Sometimes however, things do not go according to plan. Sometimes, a person just walks into your life and disrupts everything you ever knew. And just sometimes, you will want to give that person a chance. You will want to give them a chance because they seem worthy of your attention, time and energy. You will want to give them a chance because you want to feel wanted and special to someone. You will want to give them a chance because you want to understand the deepest parts of them and you want them to understand yours. And so, you will give them a chance.
When you give someone a chance to know your heart, you also give them the opportunity to break it.
Because we are all messy humans, sometimes the person won’t know what to do with your heart. Maybe this person has had their own heart broken before by another person. Or maybe this person has broken their own heart in some way.
Regardless, I opened my heart to someone. I expressed my genuine thoughts and feelings.
And I did this willingly, expecting to receive the same treatment in return.
This was my thought process: “If I treat this human with kindness, compassion and the utmost respect, then this person will have to treat me the same way. After all, why would you want to hurt someone who cares about you?”
I am unsure why I thought this. People hurt others, sometimes intentionally, sometimes not. And just because you treat someone a certain way, does not mean you will ever get that treatment back.
After all, marriages end, sometimes after 20 years or even more. Relationships built on the strongest foundations can crumble. I knew this then and I know this now, but it did not stop me from going all in.
Ultimately, I gave my heart to someone whom I thought wanted it. And maybe this person did at some point. But life happened and this person did not know what to do with my heart or their heart, for that matter.
I have spent a lot of time reflecting, sometimes crying, sometimes being angry and even sometimes laughing over what happened.
I have also spent time being mad at myself for ‘letting’ this happen to me.
I now understand that I can’t let this define me or my definition of love.
I should not beat myself up for putting myself out into the world and caring about another human being. If anything, this was brave of me, for even trying.

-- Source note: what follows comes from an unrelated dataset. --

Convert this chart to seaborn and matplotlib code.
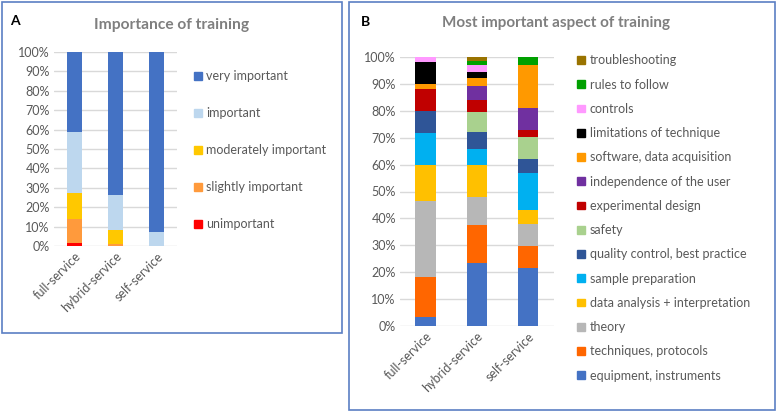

I cannot be responsible for the actions of another human being. I can only be responsible for my own actions. And through my own actions, I was selfless, thoughtful and caring in this situation.
Through this situation, I have to allow myself to recognize what I learned about myself during all of this.
Some things I learned:
I am more understanding than I thought.
I like to give people the benefit of the doubt (this was really shocking to find out).
I am compassionate.
I have a lot of love to give.
I like to take care of people.
These are all things I never knew about myself honestly. Now I am glad I know a little more about myself, because this will only serve me better in the future. You really can’t love another unless you know and love yourself.
I hope those who don’t know or love themselves find the understanding and peace they need. I can no longer be mad about someone’s inability to meet me on the same level, if they lack understanding of themselves and the people around them.
Whoever has hurt me, I forgive you. I only wish you happiness.
As for myself, I look forward to all that is yet to come.